Overall, this book is an impressive and sophisticated overview of cultural trends. On some levels it is a difficult text written for a select audience. Assumed knowledge includes the cultural history of the belle époque, the wider trajectories of 20th-century art, and the aural output of modern composers. De La Fuente, however, writes in an accessible style and each chapter is a self-contained piece of analysis. In these he deftly weaves together classical and contemporary sociology with art and music theory, philosophy, psychoanalysis, cultural geography and anthropology. Clearly, this is not a Sociology of Music, as institutions and the everyday mechanics of music production are rarely discussed. The one weakness is the chapter on Adorno’s philosophy of music, which seems a detour within the broader structure of the book. Furthermore, the inferred sectarian binary of the conclusion would require some fine-grained empirical research to support its claims.

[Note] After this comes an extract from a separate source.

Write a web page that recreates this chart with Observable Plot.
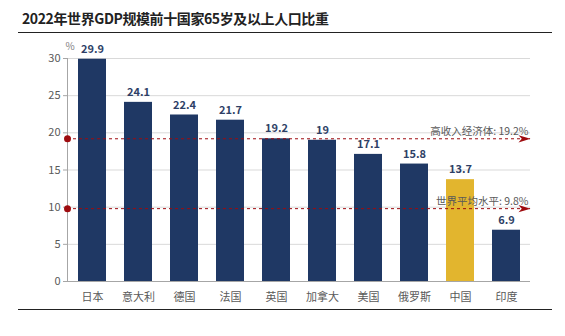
<!DOCTYPE html>
<html><head><meta charset="utf-8">
<script src="https://cdn.jsdelivr.net/npm/d3@7"></script>
<script src="https://cdn.jsdelivr.net/npm/@observablehq/plot@0.6"></script>
<style>
body{margin:0;background:#fff;font-family:"Noto Sans CJK SC","Noto Sans",sans-serif;position:relative;width:565px;height:336px;overflow:hidden;}
#title{position:absolute;left:22px;top:8px;font-size:14px;letter-spacing:-0.4px;font-weight:bold;color:#222;line-height:20px;white-space:nowrap;}
.hr{position:absolute;left:18px;width:534px;height:0;border-top:1.5px solid #222;}
#chart{position:absolute;left:0;top:35px;}
#chart svg{max-width:none;display:block;}
</style></head><body>
<div id="title">2022年世界GDP规模前十国家65岁及以上人口比重</div>
<div class="hr" style="top:32px"></div>
<div id="chart"></div>
<div class="hr" style="top:309px"></div>
<script>
const countries = ["日本","意大利","德国","法国","英国","加拿大","美国","俄罗斯","中国","印度"];
const values = [29.9,24.1,22.4,21.7,19.2,19,17.1,15.8,13.7,6.9];
const highlight = "中国";
const refValues = [19.2, 9.8];
const refLabels = ["高收入经济体: 19.2%", "世界平均水平: 9.8%"];
const yTicks = [0,5,10,15,20,25,30];
const gridTicks = [5,10,15,20,25,30];
const yUnit = "%";

const data = countries.map((c,i)=>({country:c, value:values[i]}));
const refs = refValues.map((v,i)=>({value:v, label:refLabels[i]}));

const navy = "#1f3864", gold = "#e2b52e", red = "#9e0b0f";
const font = "Noto Sans CJK SC";

// stealth arrowhead pointing right
const stealth = {
  draw(ctx, size) {
    const s = Math.sqrt(size) * 0.68;
    ctx.moveTo(s, 0);
    ctx.lineTo(-s, -0.6 * s);
    ctx.lineTo(-0.45 * s, 0);
    ctx.lineTo(-s, 0.6 * s);
    ctx.closePath();
  }
};

const chart = Plot.plot({
  width: 565, height: 272,
  marginLeft: 67, marginRight: 35, marginTop: 23, marginBottom: 26,
  style: {fontFamily: font, fontSize: "11px", color: "#595959", background: "#fff"},
  x: {domain: countries, paddingInner: 0.4, paddingOuter: 0.2, label: null},
  y: {domain: [0,30], label: null},
  marks: [
    Plot.ruleY(gridTicks, {stroke: "#d9d9d9", strokeWidth: 1}),
    Plot.barY(data, {x: "country", y: "value", fill: d => d.country === highlight ? gold : navy}),
    Plot.ruleY([0], {stroke: "#a6a6a6", strokeWidth: 1.2}),
    Plot.frame({anchor: "left", stroke: "#a6a6a6"}),
    Plot.axisY(yTicks, {tickSize: 4, tickPadding: 3, stroke: "#a6a6a6", fill: "#595959", fontSize: 11, label: null}),
    Plot.axisX({tickSize: 0, tickPadding: 12, fill: "#595959", fontSize: 11, label: null}),
    Plot.text([yUnit], {frameAnchor: "top-left", dy: -16, dx: -2, fill: "#7f7f7f", fontSize: 10}),
    Plot.text(data, {x: "country", y: "value", text: d => String(d.value), dy: -10, fill: "#2e3f66", fontWeight: "bold", fontSize: 11}),
    Plot.ruleY(refs, {y: "value", stroke: red, strokeWidth: 1, strokeDasharray: "3,3"}),
    Plot.dot(refs, {y: "value", frameAnchor: "left", r: 3.5, fill: red, stroke: "none"}),
    Plot.dot(refs, {y: "value", frameAnchor: "right", symbol: stealth, r: 5, fill: red, stroke: "none", dx: -6}),
    Plot.text(refs, {y: "value", text: "label", frameAnchor: "right", textAnchor: "end", dy: -7, dx: -2, fill: "#595959", fontSize: 10.5})
  ]
});
document.getElementById("chart").appendChild(chart);
</script>
</body></html>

That said, the most exciting analysis occurs in the alignment of composers to typologies of religious charisma. It is a section which may inspire scholars of other social activities. In particular Weber’s religious types could be applied to popular music, academic production, politics, or any form of post-modern cultural production. For this reason, Twentieth-century Music and the Question of Modernity deserves to find a wide audience among sociologists.